3.  execute parallel qemu-img workload for n concurrent processes/client as follows:

for n in 16 8 4 2 1 ; do par-for-all.sh clients.list "bash /tmp/fire-n.sh $n 0.3 /mnt/glusterfs /mnt/glusterfs/virt/rhs-vm.img" | tee virt/parallel-qemu-mtpt-$n.log  ; done

where KVM guest master image is /mnt/glusterfs/virt/rhs-vm.img and fire-n.sh script is:

[root@gprfc032-10ge gluster_test]# more fire-n.sh 
threads=$1
delay=$2
dir=$3
src=$4
rm -f $dir/test-`hostname -s`-*
for n in `seq 1 $threads` ; do 
  eval "qemu-img convert -f raw -O qcow2 $src $dir/test-`hostname -s`-$n &" 
  pace.py $delay
done
time wait


Actual results:

[root@gprfc032-10ge gluster_test]# grep qemu-img: virt/parallel-qemu-*log

virt/parallel-qemu-mtpt-16.log:qemu-img: Could not open '/mnt/glusterfs/test-gprfc018-12'
virt/parallel-qemu-mtpt-16.log:qemu-img: Could not open '/mnt/glusterfs/test-gprfc019-13'
virt/parallel-qemu-mtpt-16.log:qemu-img: Could not open '/mnt/glusterfs/test-gprfc019-14'
virt/parallel-qemu-mtpt-16.log:qemu-img: Could not open '/mnt/glusterfs/test-gprfc020-10'
virt/parallel-qemu-mtpt-16.log:qemu-img: Could not open '/mnt/glusterfs/test-gprfc020-12'
virt/parallel-qemu-mtpt-16.log:qemu-img: Could not open '/mnt/glusterfs/test-gprfc021-14'
virt/parallel-qemu-mtpt-16.log:qemu-img: Could not open '/mnt/glusterfs/test-gprfc027-9'
virt/parallel-qemu-mtpt-16.log:qemu-img: Could not open '/mnt/glusterfs/test-gprfc027-11'

It appears that the first client to launch the qemu-img processes, gprfc017, completes its qemu-img processes 2 or 3 times faster than the other clients,and its processes do not seem to get the errors that the other ones do. suggesting that excessive resources were given to the first client.

Expected results:

Since gluster is supposed to be scalable, we should not get an error like this no matter how many qemu-img processes we run.  It's one thing to have some performance issues with this workload, it's another thing to have it fail outright.


Additional info:

network is 10-GbE with MTU=9000 jumbo frames, storage is RAID6 volume, /dev/sdb is partitioned in half, multipath device is used instead of /dev/sdb, the first partition is made into LVM PV, an LVM LV is allocated from it.
 -- gprfs025 -- 
/dev/mapper/vg_brick0-lv on /mnt/brick0 type xfs (rw,nobarrier,context="system_u:object_r:usr_t:s0",user_xattr)

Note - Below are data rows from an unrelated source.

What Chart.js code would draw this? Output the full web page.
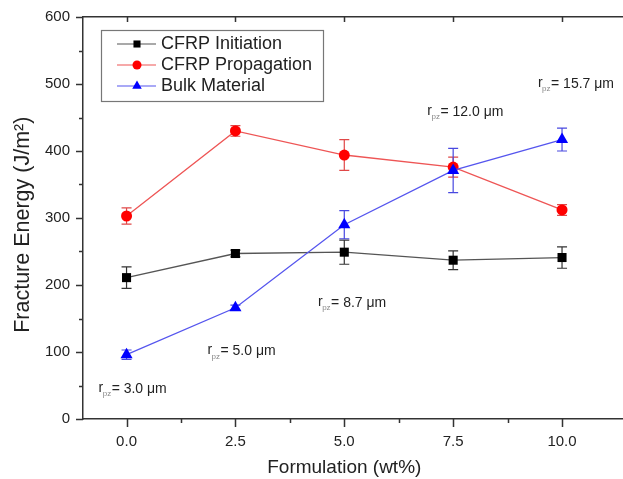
<!DOCTYPE html>
<html><head><meta charset="utf-8">
<script src="https://cdn.jsdelivr.net/npm/chart.js@4.4.1/dist/chart.umd.min.js"></script>
<style>html,body{margin:0;padding:0;background:#fff;overflow:hidden}#wrap{width:623px;height:479px;position:relative}</style>
</head><body><div id="wrap"><canvas id="c" width="623" height="479" style="width:623px;height:479px"></canvas></div>
<script>
// ---- data ----
const formulation = [0, 2.5, 5, 7.5, 10];
const initiation = [211, 247, 249, 237, 241];
const initiationErr = [16, 5, 18, 14, 16];
const propagation = [303, 430, 394, 376, 312];
const propagationErr = [12, 8, 23, 15, 8];
const bulk = [96, 166, 290, 371, 417];
const bulkErr = [7, 4, 21, 33, 17];
const seriesNames = ['CFRP Initiation', 'CFRP Propagation', 'Bulk Material'];
const xTickValues = [0, 2.5, 5, 7.5, 10];
const xMinorValues = [1.25, 3.75, 6.25, 8.75];
const yTickValues = [0, 100, 200, 300, 400, 500, 600];
const yMinorValues = [50, 150, 250, 350, 450, 550];
const rpzValues = ['3.0 μm', '5.0 μm', '8.7 μm', '12.0 μm', '15.7 μm'];
const xTitle = 'Formulation (wt%)';
const yTitle = 'Fracture Energy (J/m²)';

// ---- styling / placement ----
const FONT = "'Liberation Sans', Arial, sans-serif";
const rpzPlacement = [[0.14, 45], [2.64, 101], [5.18, 173], [7.78, 458], [10.32, 500]];
const styles = [
  {line: '#555555', mark: '#000000', err: '#333333', shape: 'rect', r: 6.4, lr: 5},
  {line: '#ee5555', mark: '#ff0000', err: '#e04848', shape: 'circle', r: 5.5, lr: 4.5},
  {line: '#5555ee', mark: '#0000ff', err: '#4848e0', shape: 'triangle', r: 7, lr: 5.5}
];
const values = [initiation, propagation, bulk];
const errors = [initiationErr, propagationErr, bulkErr];

const datasets = values.map((vals, i) => ({
  label: seriesNames[i],
  data: formulation.map((x, j) => ({x: x, y: vals[j]})),
  borderColor: styles[i].line,
  borderWidth: 1.3,
  backgroundColor: styles[i].mark,
  pointBackgroundColor: styles[i].mark,
  pointBorderColor: styles[i].mark,
  pointBorderWidth: 0,
  pointStyle: styles[i].shape,
  pointRadius: styles[i].r,
  pointHoverRadius: styles[i].r,
  tension: 0,
  order: 2 - i,
  errs: errors[i]
}));

const errorBars = {
  id: 'errorBars',
  beforeDatasetsDraw(chart) {
    const ctx = chart.ctx, xs = chart.scales.x, ys = chart.scales.y;
    ctx.save();
    chart.data.datasets.forEach((ds, i) => {
      ctx.strokeStyle = styles[i].err;
      ctx.lineWidth = 1.2;
      ds.data.forEach((p, j) => {
        const e = ds.errs[j];
        const px = xs.getPixelForValue(p.x);
        const y1 = ys.getPixelForValue(p.y + e), y2 = ys.getPixelForValue(p.y - e);
        ctx.beginPath();
        ctx.moveTo(px, y1); ctx.lineTo(px, y2);
        ctx.moveTo(px - 5, y1); ctx.lineTo(px + 5, y1);
        ctx.moveTo(px - 5, y2); ctx.lineTo(px + 5, y2);
        ctx.stroke();
      });
    });
    ctx.restore();
  }
};

function drawMarker(ctx, shape, x, y, r, color) {
  ctx.fillStyle = color;
  ctx.beginPath();
  if (shape === 'rect') {
    const s = r / Math.SQRT2;
    ctx.rect(x - s, y - s, 2 * s, 2 * s);
  } else if (shape === 'circle') {
    ctx.arc(x, y, r, 0, Math.PI * 2);
  } else {
    ctx.moveTo(x, y - r);
    ctx.lineTo(x + r * Math.sin(Math.PI * 2 / 3), y - r * Math.cos(Math.PI * 2 / 3));
    ctx.lineTo(x + r * Math.sin(Math.PI * 4 / 3), y - r * Math.cos(Math.PI * 4 / 3));
    ctx.closePath();
  }
  ctx.fill();
}

const extras = {
  id: 'extras',
  afterDraw(chart) {
    const ctx = chart.ctx, xs = chart.scales.x, ys = chart.scales.y, a = chart.chartArea;
    ctx.save();
    // tick marks
    ctx.strokeStyle = '#333';
    ctx.lineWidth = 1.5;
    ctx.beginPath();
    yTickValues.forEach(v => { const p = Math.round(ys.getPixelForValue(v)) + 0.5; ctx.moveTo(a.left - 7, p); ctx.lineTo(a.left, p); });
    yMinorValues.forEach(v => { const p = Math.round(ys.getPixelForValue(v)) + 0.5; ctx.moveTo(a.left - 4, p); ctx.lineTo(a.left, p); });
    xTickValues.forEach(v => { const p = Math.round(xs.getPixelForValue(v)) + 0.5; ctx.moveTo(p, a.bottom); ctx.lineTo(p, a.bottom + 8);
      ctx.moveTo(p, a.top); ctx.lineTo(p, a.top + 5); });
    xMinorValues.forEach(v => { const p = Math.round(xs.getPixelForValue(v)) + 0.5; ctx.moveTo(p, a.bottom); ctx.lineTo(p, a.bottom + 4); });
    ctx.stroke();

    // axis titles
    ctx.fillStyle = '#222'; ctx.textAlign = 'center'; ctx.textBaseline = 'middle';
    ctx.font = '19px ' + FONT;
    ctx.fillText(xTitle, xs.getPixelForValue(5), 468);
    ctx.save();
    ctx.translate(23, ys.getPixelForValue(290));
    ctx.rotate(-Math.PI / 2);
    ctx.font = '21.5px ' + FONT;
    ctx.fillText(yTitle, 0, 0);
    ctx.restore();

    // r_pz annotations
    rpzValues.forEach((txt, i) => {
      const cx = xs.getPixelForValue(rpzPlacement[i][0]);
      const cy = ys.getPixelForValue(rpzPlacement[i][1]);
      const big = '14px ' + FONT, small = '8px ' + FONT;
      ctx.font = big; const wr = ctx.measureText('r').width; const wm = ctx.measureText('= ' + txt).width;
      ctx.font = small; const ws = ctx.measureText('pz').width;
      let x = cx - (wr + ws + wm) / 2;
      ctx.textBaseline = 'middle'; ctx.textAlign = 'left';
      ctx.font = big; ctx.fillStyle = '#222'; ctx.fillText('r', x, cy - 1);
      ctx.font = small; ctx.fillStyle = '#888'; ctx.fillText('pz', x + wr - 0.5, cy + 5);
      ctx.font = big; ctx.fillStyle = '#222'; ctx.fillText('= ' + txt, x + wr + ws, cy);
    });

    // legend
    const lx = a.left + 18, ly = a.top + 13, lw = 222, lh = 71;
    ctx.strokeStyle = '#777'; ctx.lineWidth = 1.2;
    ctx.strokeRect(lx + 0.5, ly + 0.5, lw, lh);
    seriesNames.forEach((name, i) => {
      const yy = ly + 14 + i * 21;
      ctx.strokeStyle = styles[i].line; ctx.lineWidth = 1.2;
      ctx.beginPath(); ctx.moveTo(lx + 16, yy); ctx.lineTo(lx + 55, yy); ctx.stroke();
      drawMarker(ctx, styles[i].shape, lx + 36, yy, styles[i].lr, styles[i].mark);
      ctx.font = '18px ' + FONT; ctx.fillStyle = '#222'; ctx.textBaseline = 'middle'; ctx.textAlign = 'left';
      ctx.fillText(name, lx + 60, yy);
    });
    ctx.restore();
  }
};

function noPad(s) { s.paddingLeft = 0; s.paddingRight = 0; s.paddingTop = 0; s.paddingBottom = 0; }

new Chart(document.getElementById('c'), {
  type: 'line',
  data: {datasets: datasets},
  plugins: [errorBars, extras],
  options: {
    responsive: false,
    maintainAspectRatio: false,
    animation: false,
    devicePixelRatio: 1,
    layout: {autoPadding: false, padding: {left: 0, right: 0, top: 0, bottom: 0}},
    plugins: {legend: {display: false}, tooltip: {enabled: false}},
    scales: {
      x: {
        type: 'linear', position: 'bottom', min: -1.0, max: 11.4,
        afterBuildTicks: s => { s.ticks = xTickValues.map(v => ({value: v})); },
        afterFit: s => { s.height = 60; noPad(s); },
        grid: {display: false, drawTicks: false},
        border: {display: true, color: '#333', width: 1.5},
        ticks: {padding: 14, color: '#222', font: {family: FONT, size: 15}, callback: v => Number(v).toFixed(1), maxRotation: 0, autoSkip: false},
        title: {display: false}
      },
      xTop: {
        type: 'linear', position: 'top', min: -1.0, max: 11.4,
        afterFit: s => { s.height = 17; noPad(s); },
        grid: {display: false, drawTicks: false},
        border: {display: true, color: '#333', width: 1.5},
        ticks: {display: false}
      },
      y: {
        min: 0, max: 600,
        afterBuildTicks: s => { s.ticks = yTickValues.map(v => ({value: v})); },
        afterFit: s => { s.width = 83; noPad(s); },
        grid: {display: false, drawTicks: false},
        border: {display: true, color: '#333', width: 1.5},
        ticks: {padding: 13, color: '#222', font: {family: FONT, size: 15}},
        title: {display: false}
      }
    }
  }
});
</script>
</body></html>
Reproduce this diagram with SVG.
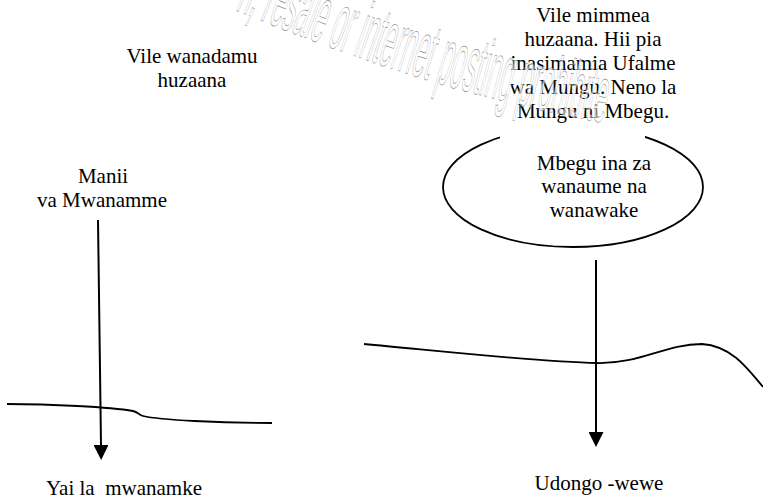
<svg xmlns="http://www.w3.org/2000/svg" width="763" height="499" viewBox="0 0 763 499">
<style>
.t{font-family:'Liberation Serif','DejaVu Serif',serif;font-size:21px;fill:#000;text-anchor:middle}
.ln{fill:none;stroke:#000;stroke-width:1.8}
.ar{fill:none;stroke:#000;stroke-width:2}
.wm{font-family:'Liberation Sans',Arial,sans-serif;font-size:80px;fill:#fff;fill-opacity:0.6;stroke:#8a8a8a;stroke-width:0.7}
</style>
<defs>
<marker id="ah" markerUnits="userSpaceOnUse" markerWidth="15" markerHeight="15" viewBox="0 0 15 15" refX="0" refY="7.5" orient="auto">
<path d="M0,0 L15,7.5 L0,15 z" fill="#000"/>
</marker>
<path id="wmp" d="M 235,10 C 330,48 440,92 600,122"/>
</defs>
<rect width="763" height="499" fill="#fff"/>
<g id="ground-left"><path class="ln" d="M7,404 C 50,404 110,407 133,411 C 138,412 139,415 143,416 C 160,420 220,423 272,423"/></g>
<g id="ground-right"><path class="ln" d="M364,344 C 450,352 540,362 597,363 C 640,364 665,344 702,344 C 730,346 745,365 763,387"/></g>
<g id="seed-ellipse">
<ellipse cx="573" cy="187" rx="130" ry="60" fill="#fff" stroke="#000" stroke-width="1.8"/>
<rect x="500" y="118" width="145" height="23" fill="#fff"/>
<text class="t" x="594" y="170">Mbegu ina za</text>
<text class="t" x="594" y="193">wanaume na</text>
<text class="t" x="594" y="217">wanawake</text>
</g>
<g id="humans-text">
<text class="t" x="192" y="63">Vile wanadamu</text>
<text class="t" x="192" y="87">huzaana</text>
</g>
<g id="plants-text">
<text class="t" x="593" y="22">Vile mimmea</text>
<text class="t" x="593" y="46">huzaana. Hii pia</text>
<text class="t" x="593" y="70">inasimamia Ufalme</text>
<text class="t" x="593" y="94">wa Mungu. Neno la</text>
<text class="t" x="593" y="118">Mungu ni Mbegu.</text>
</g>
<g id="watermark"><text class="wm"><textPath href="#wmp" textLength="400" lengthAdjust="spacingAndGlyphs">n, resale or internet posting prohibited</textPath></text></g>
<g id="sperm">
<text class="t" x="103" y="183">Manii</text>
<text class="t" x="102" y="207">va Mwanamme</text>
</g>
<g id="egg"><text class="t" x="124" y="495" xml:space="preserve">Yai la  mwanamke</text></g>
<g id="soil"><text class="t" x="599" y="490">Udongo -wewe</text></g>
<g id="connectors">
<line class="ar" x1="98" y1="220" x2="101" y2="445" marker-end="url(#ah)"/>
<line class="ar" x1="596" y1="260" x2="596" y2="432" marker-end="url(#ah)"/>
</g>
</svg>
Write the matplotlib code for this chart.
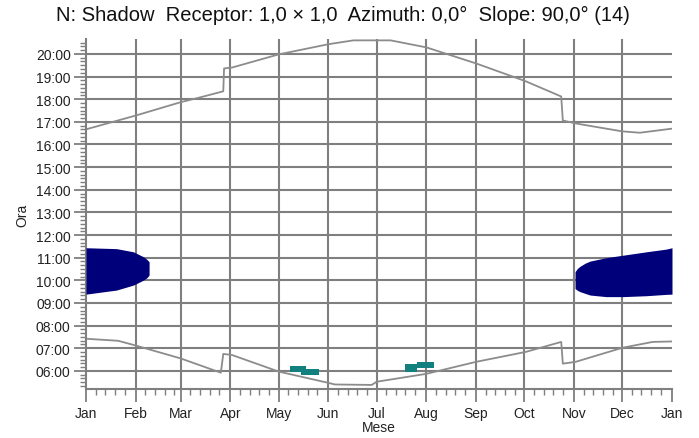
import matplotlib
matplotlib.use('Agg')
from matplotlib import pyplot as plt
from matplotlib.ticker import FixedLocator, FuncFormatter

plt.rcParams['font.family'] = ['Liberation Sans', 'DejaVu Sans']

# month starts (day of year) and labels
month_days = [0, 31, 59, 90, 120, 151, 181, 212, 243, 273, 304, 334, 365]
month_labels = ['Jan', 'Feb', 'Mar', 'Apr', 'May', 'Jun', 'Jul', 'Aug',
                'Sep', 'Oct', 'Nov', 'Dec', 'Jan']

# sunset line (hours), DST jumps included
sunset_days = [0, 31, 59, 71, 85.5, 86, 91, 120, 151, 166.6, 189.7, 212, 243,
               274, 296, 297, 305, 334, 345, 365]
sunset_hours = [16.67, 17.28, 17.87, 18.08, 18.35, 19.36, 19.40, 19.98, 20.43,
                20.60, 20.60, 20.29, 19.58, 18.79, 18.12, 17.06, 16.93, 16.58,
                16.52, 16.70]

# sunrise line
sunrise_days = [0, 20, 31, 59, 84, 85.5, 91, 120, 151, 155, 178, 181, 212, 243,
                274, 296, 297, 305, 334, 353, 365]
sunrise_hours = [7.42, 7.33, 7.12, 6.55, 5.92, 6.75, 6.70, 5.97, 5.47, 5.40,
                 5.38, 5.52, 5.87, 6.40, 6.84, 7.28, 6.32, 6.40, 7.02, 7.28, 7.30]

# shadow periods (navy)
winter1_days = [0, 19, 29.5, 35.8, 38, 39.3]
winter1_hi = [11.44, 11.40, 11.26, 11.04, 10.92, 10.82]
winter1_lo = [9.39, 9.57, 9.79, 10.01, 10.12, 10.23]

winter2_days = [304.6, 306, 307.7, 311, 314, 324, 334.5, 349, 361.5, 365]
winter2_hi = [10.38, 10.52, 10.62, 10.76, 10.85, 11.00, 11.11, 11.26, 11.38, 11.44]
winter2_lo = [9.64, 9.56, 9.50, 9.42, 9.35, 9.28, 9.28, 9.32, 9.38, 9.39]

# small summer shadow patches (teal)
summer1_days = [127, 134, 137, 145]
summer1_hi = [6.21, 6.21, 6.09, 6.09]
summer1_lo = [5.97, 5.84, 5.84, 5.84]

summer2_days = [199, 206, 216.5]
summer2_hi = [6.31, 6.38, 6.38]
summer2_lo = [5.97, 6.13, 6.13]

fig = plt.figure(figsize=(6.99, 4.39), dpi=100)
ax = fig.add_axes([86/699, 1-390/439, 586/699, 350/439])

gc = '#7f7f7f'
ax.fill_between(winter1_days, winter1_lo, winter1_hi, color='#00007a', lw=0, zorder=3)
ax.fill_between(winter2_days, winter2_lo, winter2_hi, color='#00007a', lw=0, zorder=3)
ax.fill_between(summer1_days, summer1_lo, summer1_hi, step='post', color='#138080', lw=0, zorder=3)
ax.fill_between(summer2_days, summer2_lo, summer2_hi, step='post', color='#138080', lw=0, zorder=3)

ax.plot(sunset_days, sunset_hours, color='#8c8c8c', lw=1.3, zorder=2)
ax.plot(sunrise_days, sunrise_hours, color='#8c8c8c', lw=1.3, zorder=2)

ax.set_xlim(0, 365)
ax.set_ylim(5.2, 20.66)

ax.xaxis.set_major_locator(FixedLocator(month_days))
ax.set_xticklabels(month_labels)
minor_x = [d + k for d in month_days[:-1] for k in (6, 12, 18, 24)]
ax.xaxis.set_minor_locator(FixedLocator(minor_x))

ax.yaxis.set_major_locator(FixedLocator(range(6, 21)))
ax.yaxis.set_major_formatter(FuncFormatter(lambda v, p: '%02d:00' % int(round(v))))
ax.yaxis.set_minor_locator(FixedLocator([h / 6 for h in range(32, 124)]))

ax.grid(True, which='major', color=gc, lw=1.5, zorder=1)
ax.get_xgridlines()[-1].set_visible(False)
ax.get_xgridlines()[0].set_visible(False)

for s in ['top', 'right']:
    ax.spines[s].set_visible(False)
for s in ['left', 'bottom']:
    ax.spines[s].set_color(gc)
    ax.spines[s].set_linewidth(1.5)

ax.tick_params(which='major', length=9, width=1.3, color=gc, labelsize=10,
               labelcolor='#222222')
ax.tick_params(which='minor', length=4, width=1.0, color=gc)
ax.tick_params(axis='x', pad=3)
ax.tick_params(axis='y', pad=2)

ax.set_ylabel('Ora', fontsize=10, color='#222222', labelpad=5)
ax.set_xlabel('Mese', fontsize=10, color='#222222', labelpad=0)

fig.text(0.491, 0.964, 'N: Shadow  Receptor: 1,0 \u00d7 1,0  Azimuth: 0,0\u00b0  Slope: 90,0\u00b0 (14)',
         ha='center', va='center', fontsize=14.5, color='#111111')

fig.savefig('out.png', dpi=100)
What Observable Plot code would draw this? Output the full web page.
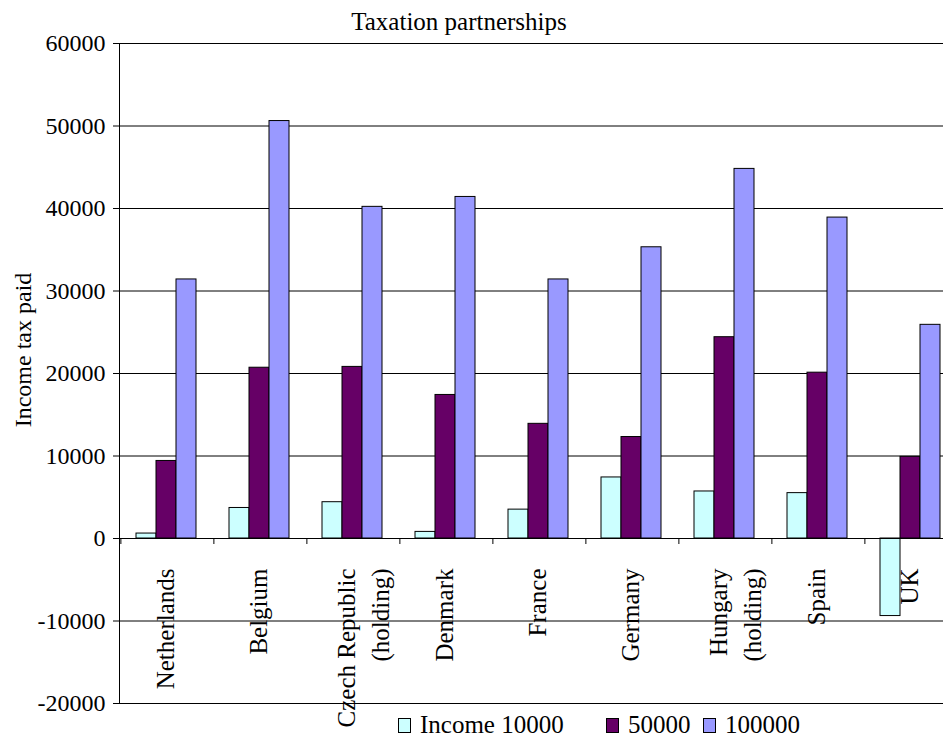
<!DOCTYPE html>
<html>
<head>
<meta charset="utf-8">
<script src="https://cdn.jsdelivr.net/npm/d3@7"></script>
<script src="https://cdn.jsdelivr.net/npm/@observablehq/plot@0.6"></script>
<style>
  body { margin: 0; background: #fff; }
  #wrap { position: relative; width: 943px; height: 740px; overflow: hidden; background: #fff;
          font-family: "Liberation Serif", "Times New Roman", serif; color: #000; }
  #chart { position: absolute; left: 0; top: 0; }
  #title { position: absolute; left: 0; width: 918px; top: 8px; text-align: center; font-size: 25px; line-height: 28px; }
  #ylabel { position: absolute; left: 23px; top: 350px; transform: translate(-50%, -50%) rotate(-90deg);
            font-size: 24px; line-height: 24px; white-space: nowrap; }
  .lg { position: absolute; top: 711px; display: flex; align-items: center; font-size: 25px; line-height: 28px; white-space: nowrap; }
  .lg .sw { width: 13px; height: 15px; border: 1px solid #000; box-sizing: border-box; margin-right: 9px; }
</style>
</head>
<body>
<div id="wrap">
  <div id="chart"></div>
  <div id="title"></div>
  <div id="ylabel"></div>
</div>
<script>
// ---- data ----
const countries = ["Netherlands", "Belgium", "Czech Republic (holding)", "Denmark", "France", "Germany", "Hungary (holding)", "Spain", "UK"];
const countryLabels = ["Netherlands", "Belgium", "Czech Republic\n(holding)", "Denmark", "France", "Germany", "Hungary\n(holding)", "Spain", "UK"];
const seriesNames = ["Income 10000", "50000", "100000"];
const seriesColors = ["#CCFFFF", "#660066", "#9999FF"];
const income10000 = [600, 3700, 4400, 800, 3500, 7400, 5700, 5500, -9400];
const income50000 = [9400, 20700, 20800, 17400, 13900, 12300, 24400, 20100, 9900];
const income100000 = [31400, 50600, 40200, 41400, 31400, 35300, 44800, 38900, 25900];
const yTicks = [-20000, -10000, 0, 10000, 20000, 30000, 40000, 50000, 60000];
const chartTitle = "Taxation partnerships";
const yLabel = "Income tax paid";

// ---- layout ----
const W = 957, H = 740, mL = 118, mR = 0, mT = 43, mB = 37;
const groupPadOuter = 0.72;
const fxStep = (W - mL - mR) / countries.length;
const xStep = fxStep / (seriesNames.length + 2 * groupPadOuter);
const toGroupEdge = -(groupPadOuter + 0.5) * xStep; // from first bar centre to the group's left edge

// ---- table ----
const seriesValues = [income10000, income50000, income100000];
const rows = countries.flatMap((c, i) =>
  seriesNames.map((s, j) => ({country: c, series: s, value: seriesValues[j][i]})));
const labelRows = countries.map((c, i) => ({country: c, label: countryLabels[i]}));
const isMulti = d => d.label.includes("\n");

const chart = Plot.plot({
  width: W,
  height: H,
  marginTop: mT,
  marginBottom: mB,
  marginLeft: mL,
  marginRight: mR,
  style: {fontFamily: '"Liberation Serif", "Times New Roman", serif', fontSize: "24px", background: "white", maxWidth: "none", color: "black"},
  fx: {domain: countries, padding: 0, axis: null},
  x: {domain: seriesNames, paddingInner: 0, paddingOuter: groupPadOuter, axis: null},
  y: {domain: [yTicks[0], yTicks[yTicks.length - 1]], ticks: yTicks, tickFormat: d => String(d),
      tickSize: 6, tickPadding: 8, line: true, label: null},
  color: {domain: seriesNames, range: seriesColors},
  marks: [
    Plot.ruleY(yTicks, {stroke: "black", strokeWidth: 1}),
    Plot.barY(rows, {fx: "country", x: "series", y: "value", fill: "series", stroke: "black", strokeWidth: 1}),
    Plot.ruleY([0], {stroke: "black", strokeWidth: 1}),
    // category separator ticks hanging below the zero line, at each group's left edge
    Plot.ruleX(labelRows, {fx: "country", x: () => seriesNames[0], y1: 0, y2: 0, insetBottom: -6, dx: toGroupEdge, stroke: "black"}),
    Plot.text(labelRows, {filter: d => !isMulti(d), fx: "country", y: 0, text: "label", rotate: -90, textAnchor: "end", dy: 30, fontSize: 25}),
    Plot.text(labelRows, {filter: isMulti, fx: "country", y: 0, text: "label", rotate: -90, textAnchor: "end", dy: 30, dx: 9, fontSize: 25, lineHeight: 1.38})
  ]
});
document.getElementById("chart").appendChild(chart);
document.getElementById("title").textContent = chartTitle;
document.getElementById("ylabel").textContent = yLabel;

const wrap = document.getElementById("wrap");
const legendLeft = [398, 606, 703];
seriesNames.forEach((s, j) => {
  const item = document.createElement("div");
  item.className = "lg";
  item.style.left = legendLeft[j] + "px";
  const sw = document.createElement("div");
  sw.className = "sw";
  sw.style.background = seriesColors[j];
  const t = document.createElement("span");
  t.textContent = s;
  item.appendChild(sw);
  item.appendChild(t);
  wrap.appendChild(item);
});
</script>
</body>
</html>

Comment 2 Amar Tumballi 2012-10-01 03:16:35 UTC

> # mount -t glusterfs -o background-qlen=64 gprfs025-10ge:/kvmfs /mnt/glusterfs

background-qlen is 64 by default, can you check if making it 128 helps?

Comment 3 Ben England 2012-10-01 18:02:30 UTC

Created attachment 619926 [details]
script that runs a command on specified list of hosts in parallel

this script is used to fire up qemu-img processes on all 8 clients in parallel.

Comment 4 Ben England 2012-10-01 18:05:43 UTC

Here are two traces of qemu-img process failing under heavy gluster load, the command used to generate the traces was run outside the above workload using:

rm -fv /mnt/glusterfs/junk.tmp* ; strace -ttT -f qemu-img convert -f raw -O qcow2 /mnt/glusterfs/virt/rhs-vm.img /mnt/glusterfs/junk.img8 2>&1 | tee r2.log

http://perf1.lab.bos.redhat.com/bengland/laptop/matte/virt/qemu-img-fail1.log
http://perf1.lab.bos.redhat.com/bengland/laptop/matte/virt/qemu-img-fail2.log

Maybe someone with KVM expertise can help explain what happened inside qemu-img.

Comment 5 Ben England 2012-10-01 18:51:50 UTC

I tried both background-qlen=16 and background-qlen=256, neither one helped.

If we could understand what qemu-img was doing with the filesystem when it saw an error, we could at least come up with an easier reproducer that would help us isolate the problem.

I'll just have my qemu-img scripts retry when the failure occurs as a workaround.

Comment 6 Ben England 2012-10-08 14:16:51 UTC

Even with 10 retries and 20-second delay between retries, I still see some failures when using 32 clients, 1 qemu-img per client.   As a result, even with the workaround the throughput is still pretty bad.  I think this is a scalability issue, perhaps because with qcow2 all of the read pressure is on a single server or two.  Will see if this happens with raw format or with Gluster/NFS.

Comment 7 Ben England 2012-10-09 17:55:12 UTC

I was using qemu-img wrong, was not creating image backed by master image, but copied from master image instead.  When you do this right, the cloned VM image size is only 256 KB, but it grows after you boot it as VM writes data to the disk image.